This is to start documenting uses to ease a future migration
to supporting different types with the same size.
Details
Diff Detail
Event Timeline
Did we decide on different types as the route for this? I'm still wondering if somehow adding more semantic operands to FP operations would be less intrusive.
I'm a bit neutral regarding this change, I can't comment on whether it's better to have the information in the types or the operations.
Though I'm also wondering if binding the semantics to FP operation wouldn't make more sense?
However if we're going this direction I would prefer to see all relevant uses of LLT::scalar looked at and replaced with ::float where needed (not just within the AMD backend) to avoid further fragmentation.
llvm/include/llvm/CodeGen/LowLevelType.h | ||
---|---|---|
74 | small nit: I would add that to make it clear those ctors were added with the intention of going that way later. |
I thought previous discussions on this were coalescing around adding something to LLT, but not the details of how that would look. My feeling is adding FP semantics to the operations would require more code on average, plus additional costs from operating differently from the high level IR
This isn't a complete set for AMDGPU either, and I don't see how it's fragmenting since this is just documenting at this point. Documenting FP uses like this will allow incrementally moving to a state where it's easier to introduce the new types
I'm still wondering if somehow adding more semantic operands to FP operations would be less intrusive.
I don't think that would be enough because we have to deal with the values at the ABI boundaries. I.e., there may not be an operation to attach the information to.
On a second thought the ABI concerns are probably fine because we can get the information directly from the LLVM IR.
If we were to go with the different opcodes for the different floating types, we would probably need to make RegBankSelect better.
With the proliferation of FP types (I think there are at least 3 different FP8 implementation at this point), we would end up with a lot of opcodes.
Yeah it did, but it's going to be a lot of work either way. I'm not opposed to this in principle though.
Right, we already deal with this correctly with untyped scalars so nothing would get worse.
If we were to go with the different opcodes for the different floating types, we would probably need to make RegBankSelect better.
With the proliferation of FP types (I think there are at least 3 different FP8 implementation at this point), we would end up with a lot of opcodes.
Sure, my idea was something more akin to:
%dst = G_FADD %src1:(s64), %src2, F64 where F64 is a sort of symbolic operand that encodes the semantics of the operation without requiring a whole new class of instructions.
Someday, when these actually do something besides create a scalar. Currently bfloat just miscompiles
Could you store an enum in LLT for the vast range of current and future floating point kinds?
That's what I was thinking. For all practical purposes we have excess bits for size/element count to steal some (although we do break on cases where we can't represent an IR type in LLT. We'd need an EVT equivalent referring back to an IR type to handle 100% of types the DAG can deal with)
The innovative floating types ended in ApFloat and MLIR. I would be surprised if the number of floating point types in LLVM rapidly increases.
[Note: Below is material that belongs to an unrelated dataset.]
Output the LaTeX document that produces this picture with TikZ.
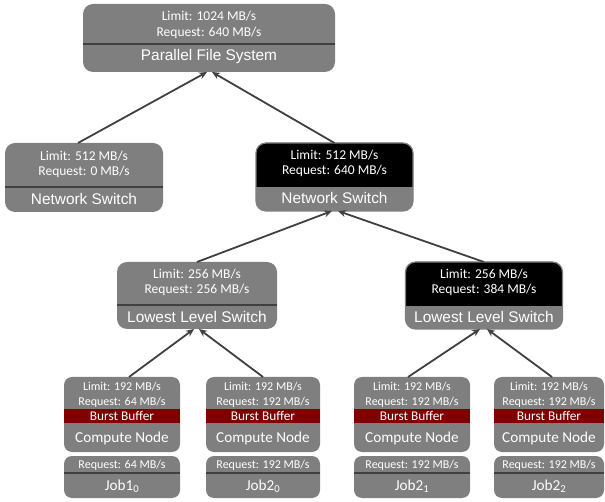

I think this is a reasonable thing to do assuming we're going in the direction of having FP info in the LLT rather than the ops (As was my suggestion way back here: https://discourse.llvm.org/t/rfc-globalisel-representing-fp-types-in-llt/57162). The main downside is that since it's just the API without any semantics with this change it could make things hard to debug if someone gets them wrong, but it's probably still better than having to migrate wholesale from having no types at all.
If we're going down this path, (which is ok with me), should we have a migration plan for this change? I'm thinking we start a thread on discourse to talk about intermediate steps. The last time I attempted this it got very hairy, very quickly. I'd like us to have a path where we can make incremental changes over time with robust verification, and get to a place where we can have a switch that we can flip for testing purposes before we enable permanently.
That's sort of the point of this. We can incrementally start documenting where FP types are supposed to be used with these. Later we can have a switch for making these do something different
small nit: I would add that to make it clear those ctors were added with the intention of going that way later.